— THE TASK —
Find the lines of data that contain the string "React", then list them.

— COLLECTED MATERIAL —
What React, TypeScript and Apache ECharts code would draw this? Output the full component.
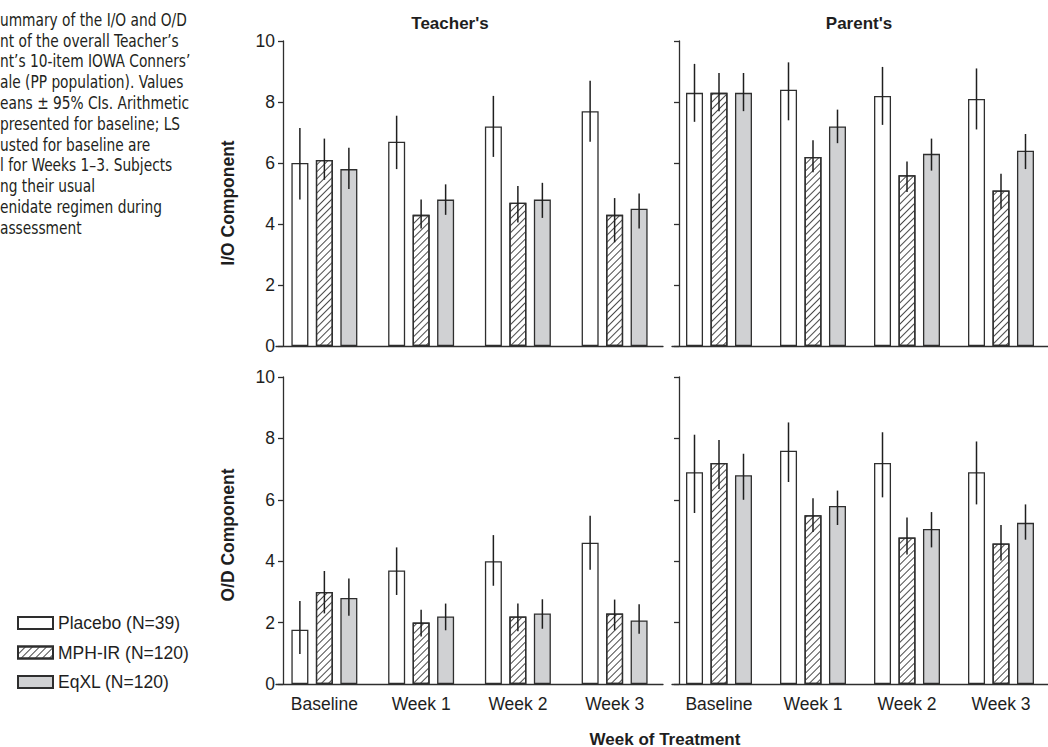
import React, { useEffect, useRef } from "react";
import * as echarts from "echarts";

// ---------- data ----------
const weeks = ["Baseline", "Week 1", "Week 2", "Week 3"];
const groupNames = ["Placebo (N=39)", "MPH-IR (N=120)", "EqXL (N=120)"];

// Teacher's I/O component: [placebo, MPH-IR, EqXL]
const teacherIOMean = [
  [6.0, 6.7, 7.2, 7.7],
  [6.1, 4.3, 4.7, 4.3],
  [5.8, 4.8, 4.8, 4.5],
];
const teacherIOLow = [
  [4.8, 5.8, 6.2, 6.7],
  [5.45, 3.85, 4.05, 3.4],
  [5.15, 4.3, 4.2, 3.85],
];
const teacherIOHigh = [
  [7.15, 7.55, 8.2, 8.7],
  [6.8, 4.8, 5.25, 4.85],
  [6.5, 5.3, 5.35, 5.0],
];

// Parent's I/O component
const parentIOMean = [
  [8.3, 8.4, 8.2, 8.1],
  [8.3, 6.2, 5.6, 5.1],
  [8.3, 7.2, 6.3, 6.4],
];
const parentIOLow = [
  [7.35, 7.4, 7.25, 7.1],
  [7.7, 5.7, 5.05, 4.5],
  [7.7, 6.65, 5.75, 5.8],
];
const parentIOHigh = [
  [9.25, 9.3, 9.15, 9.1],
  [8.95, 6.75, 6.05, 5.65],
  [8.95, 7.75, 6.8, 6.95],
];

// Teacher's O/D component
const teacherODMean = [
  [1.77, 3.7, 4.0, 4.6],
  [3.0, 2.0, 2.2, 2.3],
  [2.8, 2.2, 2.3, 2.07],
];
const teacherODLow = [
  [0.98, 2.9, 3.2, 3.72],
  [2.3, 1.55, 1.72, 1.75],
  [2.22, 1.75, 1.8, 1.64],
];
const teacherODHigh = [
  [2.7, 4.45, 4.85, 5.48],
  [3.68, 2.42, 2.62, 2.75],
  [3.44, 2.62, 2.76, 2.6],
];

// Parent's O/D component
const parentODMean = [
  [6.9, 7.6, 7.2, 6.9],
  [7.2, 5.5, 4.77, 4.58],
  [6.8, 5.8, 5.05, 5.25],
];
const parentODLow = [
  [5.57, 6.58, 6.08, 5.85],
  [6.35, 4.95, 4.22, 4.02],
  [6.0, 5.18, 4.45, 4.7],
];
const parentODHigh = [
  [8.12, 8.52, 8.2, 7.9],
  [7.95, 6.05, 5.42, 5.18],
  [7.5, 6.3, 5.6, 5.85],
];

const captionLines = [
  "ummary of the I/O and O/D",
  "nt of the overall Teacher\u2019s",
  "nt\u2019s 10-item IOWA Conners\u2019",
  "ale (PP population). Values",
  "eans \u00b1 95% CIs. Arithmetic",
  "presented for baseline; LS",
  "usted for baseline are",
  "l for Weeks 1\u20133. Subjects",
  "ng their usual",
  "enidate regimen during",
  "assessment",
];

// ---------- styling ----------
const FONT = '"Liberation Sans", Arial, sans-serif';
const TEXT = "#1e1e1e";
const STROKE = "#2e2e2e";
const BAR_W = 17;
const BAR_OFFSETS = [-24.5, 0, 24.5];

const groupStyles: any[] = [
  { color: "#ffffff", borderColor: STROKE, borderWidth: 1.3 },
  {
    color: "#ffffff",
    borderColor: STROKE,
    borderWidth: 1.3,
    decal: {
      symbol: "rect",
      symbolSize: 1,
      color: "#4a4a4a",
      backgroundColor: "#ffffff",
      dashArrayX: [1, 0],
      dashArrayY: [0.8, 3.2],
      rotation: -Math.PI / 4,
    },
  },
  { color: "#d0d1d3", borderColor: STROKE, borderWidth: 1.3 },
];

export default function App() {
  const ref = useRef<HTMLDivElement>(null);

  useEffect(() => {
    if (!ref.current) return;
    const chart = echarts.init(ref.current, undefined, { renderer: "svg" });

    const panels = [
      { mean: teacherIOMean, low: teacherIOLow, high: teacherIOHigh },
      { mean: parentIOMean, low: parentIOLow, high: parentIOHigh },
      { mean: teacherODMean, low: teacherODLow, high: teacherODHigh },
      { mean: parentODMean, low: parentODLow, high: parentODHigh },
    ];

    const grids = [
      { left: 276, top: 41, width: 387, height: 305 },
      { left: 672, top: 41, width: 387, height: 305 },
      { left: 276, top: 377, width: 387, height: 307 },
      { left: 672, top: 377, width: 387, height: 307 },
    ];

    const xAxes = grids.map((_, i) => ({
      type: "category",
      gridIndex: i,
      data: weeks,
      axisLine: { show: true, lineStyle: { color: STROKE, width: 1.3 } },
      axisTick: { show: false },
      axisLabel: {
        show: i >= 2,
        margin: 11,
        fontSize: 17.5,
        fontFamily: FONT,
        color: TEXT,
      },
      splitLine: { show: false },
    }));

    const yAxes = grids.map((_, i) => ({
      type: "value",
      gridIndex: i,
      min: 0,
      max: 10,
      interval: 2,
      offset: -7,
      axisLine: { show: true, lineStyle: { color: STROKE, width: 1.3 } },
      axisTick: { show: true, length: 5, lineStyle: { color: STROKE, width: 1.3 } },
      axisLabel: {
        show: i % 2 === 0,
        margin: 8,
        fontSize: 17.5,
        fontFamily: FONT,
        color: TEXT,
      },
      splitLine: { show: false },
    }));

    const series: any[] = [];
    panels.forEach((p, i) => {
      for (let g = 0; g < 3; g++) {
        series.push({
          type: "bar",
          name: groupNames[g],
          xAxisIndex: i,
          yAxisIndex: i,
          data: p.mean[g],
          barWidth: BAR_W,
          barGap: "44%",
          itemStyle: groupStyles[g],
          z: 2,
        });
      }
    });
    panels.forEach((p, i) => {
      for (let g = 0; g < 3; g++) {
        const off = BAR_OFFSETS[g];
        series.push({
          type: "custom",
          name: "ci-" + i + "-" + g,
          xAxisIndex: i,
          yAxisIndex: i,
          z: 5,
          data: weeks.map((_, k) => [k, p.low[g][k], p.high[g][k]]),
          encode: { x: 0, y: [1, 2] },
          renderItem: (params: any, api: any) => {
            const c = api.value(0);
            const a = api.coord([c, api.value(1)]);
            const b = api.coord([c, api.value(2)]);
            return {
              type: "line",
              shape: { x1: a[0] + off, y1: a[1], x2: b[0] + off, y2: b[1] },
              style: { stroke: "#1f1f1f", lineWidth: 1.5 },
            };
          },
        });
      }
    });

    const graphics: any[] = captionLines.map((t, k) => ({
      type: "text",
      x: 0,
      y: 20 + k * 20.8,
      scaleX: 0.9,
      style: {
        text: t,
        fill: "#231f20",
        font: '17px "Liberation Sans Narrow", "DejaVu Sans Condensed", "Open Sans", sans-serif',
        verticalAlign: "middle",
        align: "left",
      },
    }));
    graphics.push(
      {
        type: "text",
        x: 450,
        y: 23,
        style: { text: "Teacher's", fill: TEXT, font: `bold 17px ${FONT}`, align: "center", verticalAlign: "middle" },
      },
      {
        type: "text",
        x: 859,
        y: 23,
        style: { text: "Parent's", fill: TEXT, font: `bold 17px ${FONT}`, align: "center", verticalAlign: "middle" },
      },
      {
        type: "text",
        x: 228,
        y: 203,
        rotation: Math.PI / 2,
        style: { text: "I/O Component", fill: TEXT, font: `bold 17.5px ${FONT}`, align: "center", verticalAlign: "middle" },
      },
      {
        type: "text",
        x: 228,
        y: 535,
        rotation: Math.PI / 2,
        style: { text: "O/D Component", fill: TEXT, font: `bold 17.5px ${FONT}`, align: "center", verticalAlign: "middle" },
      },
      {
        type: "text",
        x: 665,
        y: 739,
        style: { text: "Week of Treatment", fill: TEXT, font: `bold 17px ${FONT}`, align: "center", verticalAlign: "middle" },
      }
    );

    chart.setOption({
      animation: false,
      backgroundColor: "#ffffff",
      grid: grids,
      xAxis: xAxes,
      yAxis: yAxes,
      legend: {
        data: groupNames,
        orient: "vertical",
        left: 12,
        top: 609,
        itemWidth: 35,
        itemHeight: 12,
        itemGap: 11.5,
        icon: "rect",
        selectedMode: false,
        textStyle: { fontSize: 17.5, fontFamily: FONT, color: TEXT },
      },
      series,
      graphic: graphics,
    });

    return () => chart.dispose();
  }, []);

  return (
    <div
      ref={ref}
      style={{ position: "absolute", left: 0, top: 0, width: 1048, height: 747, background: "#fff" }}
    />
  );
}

— SOLVED EXERCISE —
What React, TypeScript and Apache ECharts code would draw this? Output the full component.
import React, { useEffect, useRef } from "react";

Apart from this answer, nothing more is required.